**What is required**: Please write the listing below out again exactly, leaving every picture behind.

**Dataset entries**:

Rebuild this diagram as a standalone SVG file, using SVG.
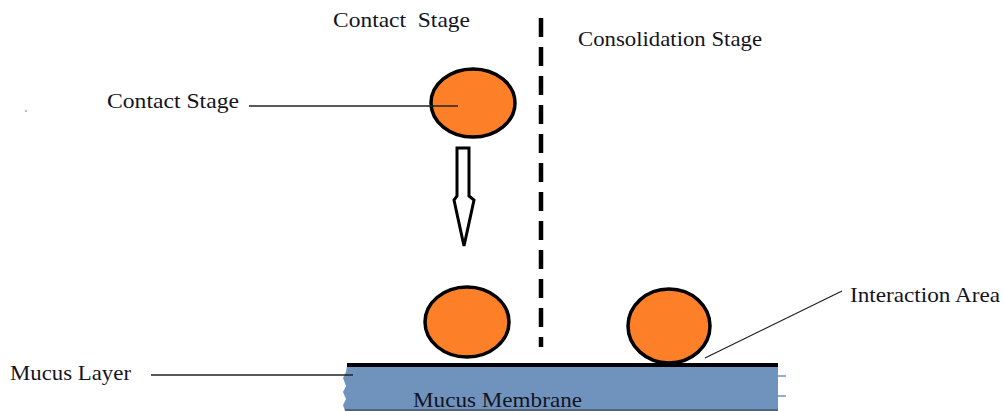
<svg xmlns="http://www.w3.org/2000/svg" width="1003" height="411" viewBox="0 0 1003 411">
<style>
.t{font-family:"Liberation Serif","Times New Roman",serif;font-size:21px;fill:#14141e}
.ball{fill:#fd7f27;stroke:#000;stroke-width:3.5}
.lead{stroke:#222;stroke-width:1.3;fill:none}
</style>
<rect width="1003" height="411" fill="#fff"/>
<g id="membrane">
<path d="M347,366 L778,366 L778,411 L345,411 L343,405 L346,399 L343,392 L346,386 L343,378 L346,372 Z" fill="#7093be"/>
<path d="M778,376 H786 M778,396 H786" stroke="#7093be" stroke-width="1.5"/>
<line x1="347" y1="365" x2="778" y2="365" stroke="#000" stroke-width="4"/>
<line x1="345" y1="410" x2="778" y2="410" stroke="#333" stroke-width="1"/>
<text class="t" x="413" y="407" textLength="169" lengthAdjust="spacingAndGlyphs">Mucus Membrane</text>
</g>
<g id="ball-top"><ellipse class="ball" cx="473" cy="103" rx="42" ry="34"/></g>
<g id="ball-mid"><ellipse class="ball" cx="467" cy="322" rx="42" ry="35"/></g>
<g id="ball-right"><ellipse class="ball" cx="669" cy="326" rx="41" ry="37"/></g>
<g id="arrow"><polygon points="457,148 469,148 469,196 474,200 464,246 454,200 457,196" fill="#fff" stroke="#000" stroke-width="3" stroke-linejoin="miter"/></g>
<g id="divider"><line x1="541" y1="18" x2="541" y2="347" stroke="#000" stroke-width="4.5" stroke-dasharray="19,10"/></g>
<g id="connectors">
<line class="lead" x1="249" y1="106" x2="458" y2="106"/>
<line class="lead" x1="151" y1="375" x2="353" y2="375"/>
<line class="lead" x1="842" y1="291" x2="705" y2="358"/>
</g>
<g id="labels">
<text class="t" x="333" y="27" textLength="137" lengthAdjust="spacingAndGlyphs" xml:space="preserve">Contact  Stage</text>
<text class="t" x="578" y="46" textLength="184" lengthAdjust="spacingAndGlyphs">Consolidation Stage</text>
<text class="t" x="107" y="108" textLength="132" lengthAdjust="spacingAndGlyphs">Contact Stage</text>
<text class="t" x="10" y="380" textLength="121" lengthAdjust="spacingAndGlyphs">Mucus Layer</text>
<text class="t" x="850" y="302" textLength="150" lengthAdjust="spacingAndGlyphs">Interaction Area</text>
</g>
<circle cx="26" cy="111" r="0.8" fill="#3a6fd0"/>
</svg>
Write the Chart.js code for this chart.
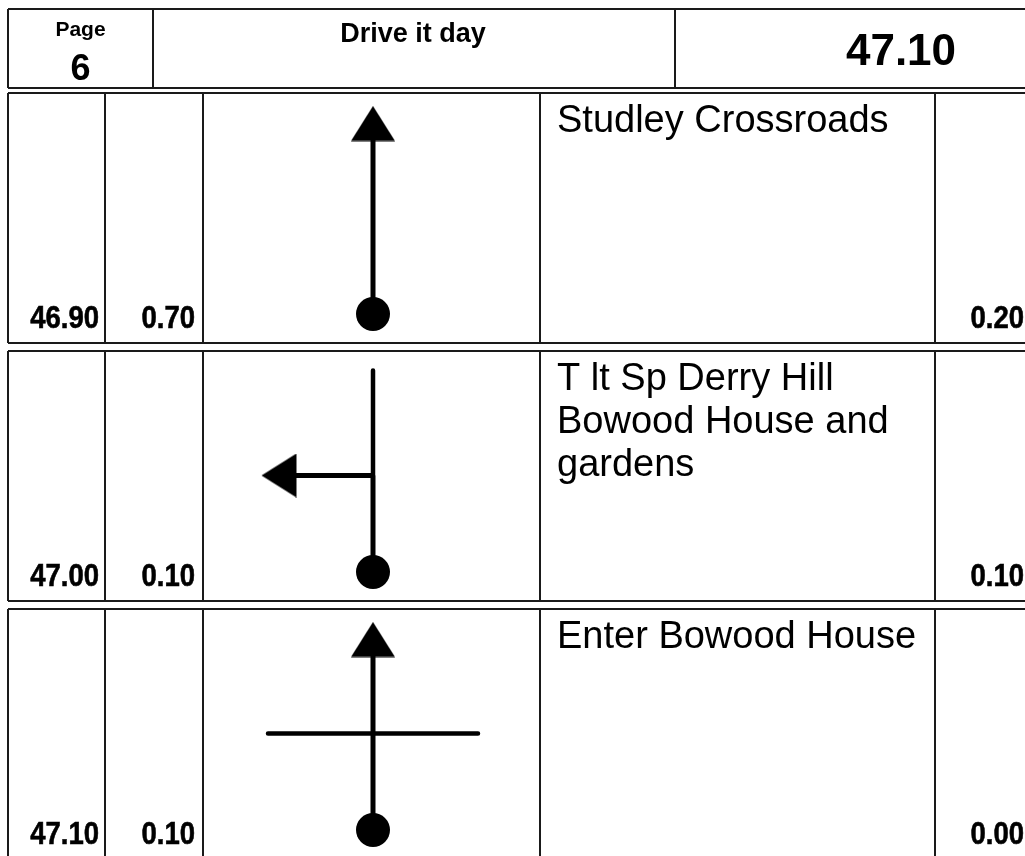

**Expected answer**:
Rebuild this diagram as a standalone SVG file, using SVG.
<svg xmlns="http://www.w3.org/2000/svg" width="1003" height="411" viewBox="0 0 1003 411">
<style>
.t{font-family:"Liberation Serif","Times New Roman",serif;font-size:21px;fill:#14141e}
.ball{fill:#fd7f27;stroke:#000;stroke-width:3.5}
.lead{stroke:#222;stroke-width:1.3;fill:none}
</style>
<rect width="1003" height="411" fill="#fff"/>
<g id="membrane">
<path d="M347,366 L778,366 L778,411 L345,411 L343,405 L346,399 L343,392 L346,386 L343,378 L346,372 Z" fill="#7093be"/>
<path d="M778,376 H786 M778,396 H786" stroke="#7093be" stroke-width="1.5"/>
<line x1="347" y1="365" x2="778" y2="365" stroke="#000" stroke-width="4"/>
<line x1="345" y1="410" x2="778" y2="410" stroke="#333" stroke-width="1"/>
<text class="t" x="413" y="407" textLength="169" lengthAdjust="spacingAndGlyphs">Mucus Membrane</text>
</g>
<g id="ball-top"><ellipse class="ball" cx="473" cy="103" rx="42" ry="34"/></g>
<g id="ball-mid"><ellipse class="ball" cx="467" cy="322" rx="42" ry="35"/></g>
<g id="ball-right"><ellipse class="ball" cx="669" cy="326" rx="41" ry="37"/></g>
<g id="arrow"><polygon points="457,148 469,148 469,196 474,200 464,246 454,200 457,196" fill="#fff" stroke="#000" stroke-width="3" stroke-linejoin="miter"/></g>
<g id="divider"><line x1="541" y1="18" x2="541" y2="347" stroke="#000" stroke-width="4.5" stroke-dasharray="19,10"/></g>
<g id="connectors">
<line class="lead" x1="249" y1="106" x2="458" y2="106"/>
<line class="lead" x1="151" y1="375" x2="353" y2="375"/>
<line class="lead" x1="842" y1="291" x2="705" y2="358"/>
</g>
<g id="labels">
<text class="t" x="333" y="27" textLength="137" lengthAdjust="spacingAndGlyphs" xml:space="preserve">Contact  Stage</text>
<text class="t" x="578" y="46" textLength="184" lengthAdjust="spacingAndGlyphs">Consolidation Stage</text>
<text class="t" x="107" y="108" textLength="132" lengthAdjust="spacingAndGlyphs">Contact Stage</text>
<text class="t" x="10" y="380" textLength="121" lengthAdjust="spacingAndGlyphs">Mucus Layer</text>
<text class="t" x="850" y="302" textLength="150" lengthAdjust="spacingAndGlyphs">Interaction Area</text>
</g>
<circle cx="26" cy="111" r="0.8" fill="#3a6fd0"/>
</svg>
Write the Chart.js code for this chart.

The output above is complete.